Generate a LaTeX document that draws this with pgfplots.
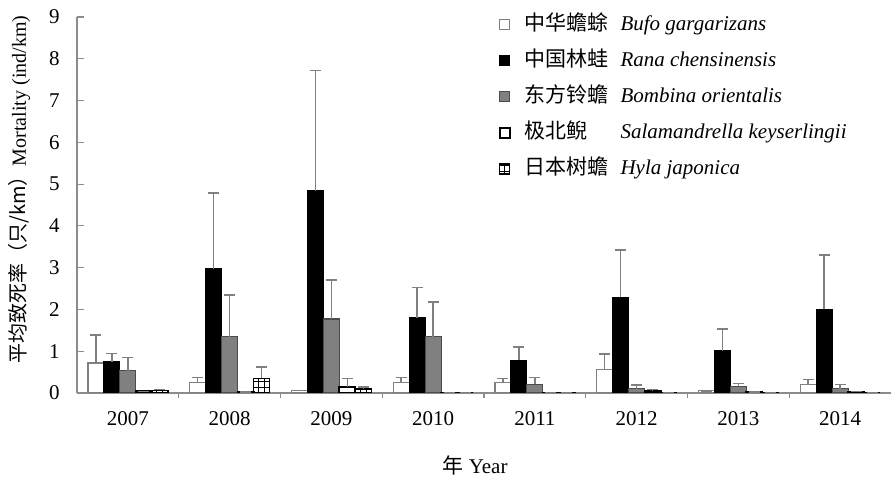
\documentclass[border=0pt]{standalone}
\usepackage{pgfplots}
\pgfplotsset{compat=1.18}
\usepackage{pgfplotstable}
\usetikzlibrary{patterns}
\usepackage{fontspec}
\setmainfont{Liberation Serif}
\newfontfamily\cjk{Noto Sans CJK SC}
\definecolor{midgray}{HTML}{808080}
\definecolor{axgray}{HTML}{8C8C8C}

\pgfplotstableread{
x y e
0 0.72 0.67
1 0.25 0.12
2 0.06 0
3 0.25 0.12
4 0.25 0.10
5 0.57 0.36
6 0.05 0
7 0.21 0.12
}\bufo
\pgfplotstableread{
x y e
0 0.74 0.20
1 2.97 1.82
2 4.84 2.88
3 1.80 0.73
4 0.78 0.32
5 2.29 1.13
6 1.01 0.52
7 2.00 1.30
}\rana
\pgfplotstableread{
x y e
0 0.53 0.32
1 1.35 1.00
2 1.77 0.93
3 1.35 0.83
4 0.21 0.16
5 0.10 0.09
6 0.16 0.06
7 0.10 0.11
}\bombina
\pgfplotstableread{
x y e
0 0.04 0
1 0.02 0
2 0.15 0.20
3 0.01 0
4 0.01 0
5 0.05 0.03
6 0.02 0
7 0.03 0
}\sala
\pgfplotstableread{
x y e
0 0.06 0.03
1 0.35 0.27
2 0.10 0.04
3 0 0
4 0.01 0
5 0.01 0
6 0.01 0
7 0 0
}\hyla

\begin{document}
\begin{tikzpicture}
\begin{axis}[
  name=ax,
  scale only axis,
  width=407pt, height=188pt,
  xmin=-0.5, xmax=7.5,
  ymin=0, ymax=9,
  axis x line=bottom, axis y line=left,
  axis line style={draw=axgray, -, line width=0.7pt},
  tick align=inside,
  tick style={draw=axgray, line width=0.6pt},
  major tick length=3.5pt,
  minor tick length=2.5pt,
  xtick={0,...,7},
  xticklabels={2007,2008,2009,2010,2011,2012,2013,2014},
  major x tick style={draw=none},
  minor xtick={0.5,1.5,...,6.5},
  ytick={0,...,9},
  /pgf/number format/assume math mode=true,
  ticklabel style={font=\fontsize{10.5}{12}\selectfont},
  xticklabel style={inner sep=0pt, anchor=north, yshift=-5.5pt},
  yticklabel style={inner sep=0pt, anchor=east, xshift=-8.5pt},
  xlabel={{\cjk 年} Year},
  xlabel style={font=\fontsize{10.5}{12}\selectfont, at={(axis description cs:0.489,0)}, anchor=center, yshift=-36pt},
  ylabel={{\cjk 平均致死率（只/km）}Mortality (ind/km)},
  ylabel style={font=\fontsize{10}{12}\selectfont, at={(axis description cs:-0.057,0.541)}, anchor=south, inner sep=0pt},
  ybar=0pt,
  bar width=0.157,
  error bars/y dir=plus,
  error bars/y explicit,
  error bars/error bar style={draw=midgray, line width=0.7pt},
  error bars/error mark options={rotate=90, mark size=2.75pt, draw=midgray, line width=0.7pt},
  legend style={draw=none, fill=none, at={(axis description cs:0.51,1.024)}, anchor=north west,
    font=\fontsize{10.5}{12}\selectfont, row sep=5.5pt, column sep=6pt,
    nodes={inner sep=1pt, text height=8pt, text depth=2.5pt}},
  legend cell align=left,
  legend image code/.code={\draw[#1] (0pt,-2.5pt) rectangle (5pt,2.5pt);},
]
\addplot[fill=white, draw=midgray, line width=0.6pt, bar shift=-0.314] table[x=x, y=y, y error=e] {\bufo};
\addlegendentry{\makebox[48pt][l]{\cjk 中华蟾蜍}\textit{Bufo gargarizans}}
\addplot[fill=black, draw=black, line width=0.6pt, bar shift=-0.157] table[x=x, y=y, y error=e] {\rana};
\addlegendentry{\makebox[48pt][l]{\cjk 中国林蛙}\textit{Rana chensinensis}}
\addplot[fill=midgray, draw=black!70, line width=0.6pt, bar shift=0] table[x=x, y=y, y error=e] {\bombina};
\addlegendentry{\makebox[48pt][l]{\cjk 东方铃蟾}\textit{Bombina orientalis}}
\addplot[fill=white, draw=black, line width=1pt, bar shift=0.157] table[x=x, y=y, y error=e] {\sala};
\addlegendentry{\makebox[48pt][l]{\cjk 极北鲵}\textit{Salamandrella keyserlingii}}
\addplot[pattern=grid, draw=black, line width=0.8pt, bar shift=0.314] table[x=x, y=y, y error=e] {\hyla};
\addlegendentry{\makebox[48pt][l]{\cjk 日本树蟾}\textit{Hyla japonica}}
\end{axis}
\pgfresetboundingbox
\path ([xshift=-38.5pt,yshift=-45pt]ax.south west) rectangle ([xshift=0.5pt,yshift=8.5pt]ax.north east);
\end{tikzpicture}
\end{document}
------------------------------
● OBJECTIVE
Exclude the images and reproduce the remaining data exactly.

● SOLUTION FOR THIS TASK
Generate a LaTeX document that draws this with pgfplots.
\documentclass[border=0pt]{standalone}
\usepackage{pgfplots}
\pgfplotsset{compat=1.18}
\usepackage{pgfplotstable}
\usetikzlibrary{patterns}
\usepackage{fontspec}
\setmainfont{Liberation Serif}
\newfontfamily\cjk{Noto Sans CJK SC}
\definecolor{midgray}{HTML}{808080}
\definecolor{axgray}{HTML}{8C8C8C}

\pgfplotstableread{
x y e
0 0.72 0.67
1 0.25 0.12
2 0.06 0
3 0.25 0.12
4 0.25 0.10
5 0.57 0.36
6 0.05 0
7 0.21 0.12
}\bufo
\pgfplotstableread{
x y e
0 0.74 0.20
1 2.97 1.82
2 4.84 2.88
3 1.80 0.73
4 0.78 0.32
5 2.29 1.13
6 1.01 0.52
7 2.00 1.30
}\rana
\pgfplotstableread{
x y e
0 0.53 0.32
1 1.35 1.00
2 1.77 0.93
3 1.35 0.83
4 0.21 0.16
5 0.10 0.09
6 0.16 0.06
7 0.10 0.11
}\bombina
\pgfplotstableread{
x y e
0 0.04 0
1 0.02 0
2 0.15 0.20
3 0.01 0
4 0.01 0
5 0.05 0.03
6 0.02 0
7 0.03 0
}\sala
\pgfplotstableread{
x y e
0 0.06 0.03
1 0.35 0.27
2 0.10 0.04
3 0 0
4 0.01 0
5 0.01 0
6 0.01 0
7 0 0
}\hyla

\begin{document}
\begin{tikzpicture}
\begin{axis}[
  name=ax,
  scale only axis,
  width=407pt, height=188pt,
  xmin=-0.5, xmax=7.5,
  ymin=0, ymax=9,
  axis x line=bottom, axis y line=left,
  axis line style={draw=axgray, -, line width=0.7pt},
  tick align=inside,
  tick style={draw=axgray, line width=0.6pt},
  major tick length=3.5pt,
  minor tick length=2.5pt,
  xtick={0,...,7},
  xticklabels={2007,2008,2009,2010,2011,2012,2013,2014},
  major x tick style={draw=none},
  minor xtick={0.5,1.5,...,6.5},
  ytick={0,...,9},
  /pgf/number format/assume math mode=true,
  ticklabel style={font=\fontsize{10.5}{12}\selectfont},
  xticklabel style={inner sep=0pt, anchor=north, yshift=-5.5pt},
  yticklabel style={inner sep=0pt, anchor=east, xshift=-8.5pt},
  xlabel={{\cjk 年} Year},
  xlabel style={font=\fontsize{10.5}{12}\selectfont, at={(axis description cs:0.489,0)}, anchor=center, yshift=-36pt},
  ylabel={{\cjk 平均致死率（只/km）}Mortality (ind/km)},
  ylabel style={font=\fontsize{10}{12}\selectfont, at={(axis description cs:-0.057,0.541)}, anchor=south, inner sep=0pt},
  ybar=0pt,
  bar width=0.157,
  error bars/y dir=plus,
  error bars/y explicit,
  error bars/error bar style={draw=midgray, line width=0.7pt},
  error bars/error mark options={rotate=90, mark size=2.75pt, draw=midgray, line width=0.7pt},
  legend style={draw=none, fill=none, at={(axis description cs:0.51,1.024)}, anchor=north west,
    font=\fontsize{10.5}{12}\selectfont, row sep=5.5pt, column sep=6pt,
    nodes={inner sep=1pt, text height=8pt, text depth=2.5pt}},
  legend cell align=left,
  legend image code/.code={\draw[#1] (0pt,-2.5pt) rectangle (5pt,2.5pt);},
]
\addplot[fill=white, draw=midgray, line width=0.6pt, bar shift=-0.314] table[x=x, y=y, y error=e] {\bufo};
\addlegendentry{\makebox[48pt][l]{\cjk 中华蟾蜍}\textit{Bufo gargarizans}}
\addplot[fill=black, draw=black, line width=0.6pt, bar shift=-0.157] table[x=x, y=y, y error=e] {\rana};
\addlegendentry{\makebox[48pt][l]{\cjk 中国林蛙}\textit{Rana chensinensis}}
\addplot[fill=midgray, draw=black!70, line width=0.6pt, bar shift=0] table[x=x, y=y, y error=e] {\bombina};
\addlegendentry{\makebox[48pt][l]{\cjk 东方铃蟾}\textit{Bombina orientalis}}
\addplot[fill=white, draw=black, line width=1pt, bar shift=0.157] table[x=x, y=y, y error=e] {\sala};
\addlegendentry{\makebox[48pt][l]{\cjk 极北鲵}\textit{Salamandrella keyserlingii}}
\addplot[pattern=grid, draw=black, line width=0.8pt, bar shift=0.314] table[x=x, y=y, y error=e] {\hyla};
\addlegendentry{\makebox[48pt][l]{\cjk 日本树蟾}\textit{Hyla japonica}}
\end{axis}
\pgfresetboundingbox
\path ([xshift=-38.5pt,yshift=-45pt]ax.south west) rectangle ([xshift=0.5pt,yshift=8.5pt]ax.north east);
\end{tikzpicture}
\end{document}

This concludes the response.